Space heaters can keep you warm and cozy during the winter months. But they can also be a hazard if used incorrectly.

Dale Smith/CNET

An inadequate central heating system can disrupt your comfort, especially during the cold winter months. Whether your whole home loses its heat too quickly, or a specific room just won't heat up without turning the rest of the house into a sauna, a space heater can be a simple solution. These small, powerful heating systems can keep your feet toasty -- but they might also be a hazard, if you buy the wrong one, or use it in the wrong way.

According to the US Consumer Product Safety Commission, space heaters are responsible for more than 25,000 house fires every year, in addition to a number of deaths and injuries. With the risks associated with space heater usage, it's no surprise people are hesitant about using space heaters in their home. But as long as you follow best practices, space heaters aren't inherently dangerous.
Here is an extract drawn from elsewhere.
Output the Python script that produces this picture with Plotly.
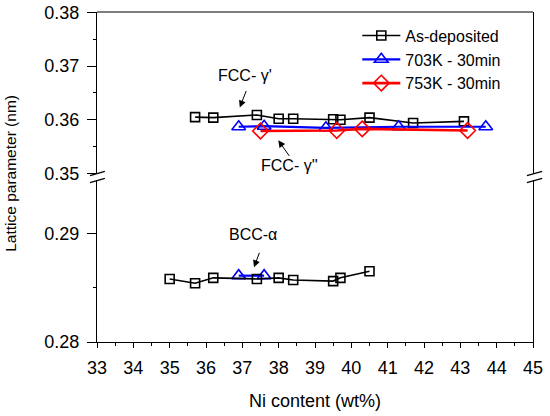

Just make sure to use them with care.

Here's what you can do to keep you and your home safe while using space heaters.

What types of space heaters are available?

There are four types of space heaters

  • Fan-forced: Warm air is blown over metal coils.
  • Infrared: Infrared light bulbs create heat.
  • Ceramic: Ceramic heating element warms air.
  • Water or oil-filled: Heated water or oil travels through the unit.
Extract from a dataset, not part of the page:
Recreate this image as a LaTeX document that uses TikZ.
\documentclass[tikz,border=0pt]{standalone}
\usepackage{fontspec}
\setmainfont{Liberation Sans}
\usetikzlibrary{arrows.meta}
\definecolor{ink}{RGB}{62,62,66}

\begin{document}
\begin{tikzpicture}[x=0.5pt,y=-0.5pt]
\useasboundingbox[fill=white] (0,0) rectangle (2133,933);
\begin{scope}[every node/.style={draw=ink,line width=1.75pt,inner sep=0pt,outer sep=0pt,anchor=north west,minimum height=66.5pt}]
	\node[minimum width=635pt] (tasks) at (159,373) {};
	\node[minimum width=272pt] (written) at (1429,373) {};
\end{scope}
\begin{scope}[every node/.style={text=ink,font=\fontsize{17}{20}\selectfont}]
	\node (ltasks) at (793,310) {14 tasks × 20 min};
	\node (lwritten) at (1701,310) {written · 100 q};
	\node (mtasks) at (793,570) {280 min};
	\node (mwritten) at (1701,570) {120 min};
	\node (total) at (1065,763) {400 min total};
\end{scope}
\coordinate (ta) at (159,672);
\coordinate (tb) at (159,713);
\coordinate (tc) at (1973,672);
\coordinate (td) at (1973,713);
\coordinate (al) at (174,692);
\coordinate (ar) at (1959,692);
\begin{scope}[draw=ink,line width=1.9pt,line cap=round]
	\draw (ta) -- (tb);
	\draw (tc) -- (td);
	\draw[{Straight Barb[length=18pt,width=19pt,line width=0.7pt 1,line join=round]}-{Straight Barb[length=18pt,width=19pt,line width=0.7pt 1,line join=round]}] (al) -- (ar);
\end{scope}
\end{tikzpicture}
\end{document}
No matter which type of space heater you buy, be sure to check that it's a recent model with an Underwriters Laboratories label. Also check to see what size room the heater is designed for, and generally keep to devices appropriate for the room in which you plan to use them.


Space heaters can be safety hazards in the home -- but they can also be useful if you use them with care.
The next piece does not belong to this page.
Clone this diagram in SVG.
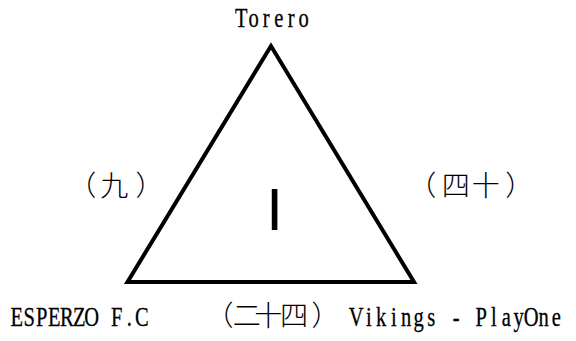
<svg xmlns="http://www.w3.org/2000/svg" width="576" height="341" viewBox="0 0 576 341">
  <style>
    .lat { font-family: "Liberation Serif", "Times New Roman", serif; font-size: 27px; fill: #000; stroke: #000; stroke-width: 0.3; text-anchor: middle; }
    .cjk { font-family: "Noto Sans CJK JP", "Noto Sans CJK SC", sans-serif; font-size: 28px; font-weight: 300; fill: #000; text-anchor: middle; }
    .tri { fill: none; stroke: #000; stroke-width: 4; stroke-linejoin: miter; stroke-miterlimit: 10; }
  </style>
  <rect width="576" height="341" fill="#fff"/>
  <g id="connectors">
    <polygon class="tri" points="271,46 127.5,282 414,282"/>
  </g>
  <g id="node-top">
    <text class="lat" transform="scale(0.76 1)" x="317.43 333.88 350.33 366.78 383.22 399.67" y="27">Torero</text>
  </g>
  <g id="node-center">
    <text x="274.5" y="230" text-anchor="middle" font-family="Liberation Sans, Arial, sans-serif" font-size="60" fill="#000">I</text>
  </g>
  <g id="label-left">
    <text class="cjk" x="82.3 114.2 149.5" y="196">（九）</text>
  </g>
  <g id="label-right">
    <text class="cjk" x="422.3 455.8 485.8 519.3" y="196">（四十）</text>
  </g>
  <g id="node-bottom-left">
    <text class="lat" transform="scale(0.76 1)" x="22.04 38.49 54.93 71.38 87.83 104.28 120.72 137.17 153.62 170.07 186.51" y="326">ESPERZO F.C</text>
  </g>
  <g id="label-bottom">
    <text class="cjk" x="219.5 246.7 268.3 294 325.5" y="326">（二十四）</text>
  </g>
  <g id="node-bottom-right">
    <text class="lat" transform="scale(0.76 1)" x="468.75 485.2 501.64 518.09 534.54 550.99 567.43 583.88 600.33 616.78 633.22 649.67 666.12 682.57 699.01 715.46 731.91" y="326">Vikings - PlayOne</text>
  </g>
</svg>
Space heater safety features to consider

When purchasing a space heater, consider the following safety features: 

  • Tip-Over Switch: Shuts the unit down if it's not in an upright position  
  • Automatic shut-off/Overheat protection: Automatically shuts down the unit in the case of overheating
  • Thermostat: Monitors indoor temperature, which allows the unit to determine when to turn on and off
  • Plastic face: Keeps the grille from heating to the point of burning the skin upon contact

Extra safety features are good to keep in mind -- especially if you plan to use the heater in certain contexts. If you have pets or children, tip-over switches and nonmetal faces are important features to consider. Likewise, if you plan to use the heater without constantly monitoring it yourself, you will probably want to consider an automatic shut-off feature, or a thermostat that allows you to set a certain target temperature.

Space heater safety tips

Space heaters have caused many house fires, injuries and deaths over the years. If you plan to use a space heater during the cold winter months, you'll want to make sure you are using it properly to avoid potentially fatal mistakes. 

To keep yourself and your home safe while using a space heater

  • Review instructions and warning labels to ensure safe operation. 
  • Inspect your heater for damage. 
  • Place space heaters on low, flat surfaces. 
  • Keep out of high-traffic areas or doorways. 
  • Keep space heaters at least 3 feet away from flammable items and objects, such as papers or curtains. 
  • Avoid leaving a space heater unattended -- especially for long periods of time. 
  • Do not plug space heaters into extension cords or power strips. 
  • Unplug space heaters when not in use.

When it's cold outside, a space heater can be the perfect way to create a warm, comfortable living area. Although space heaters can be a hazard, when used correctly they are a convenient, affordable option when you're looking to quickly and easily supplement your home's central heating system.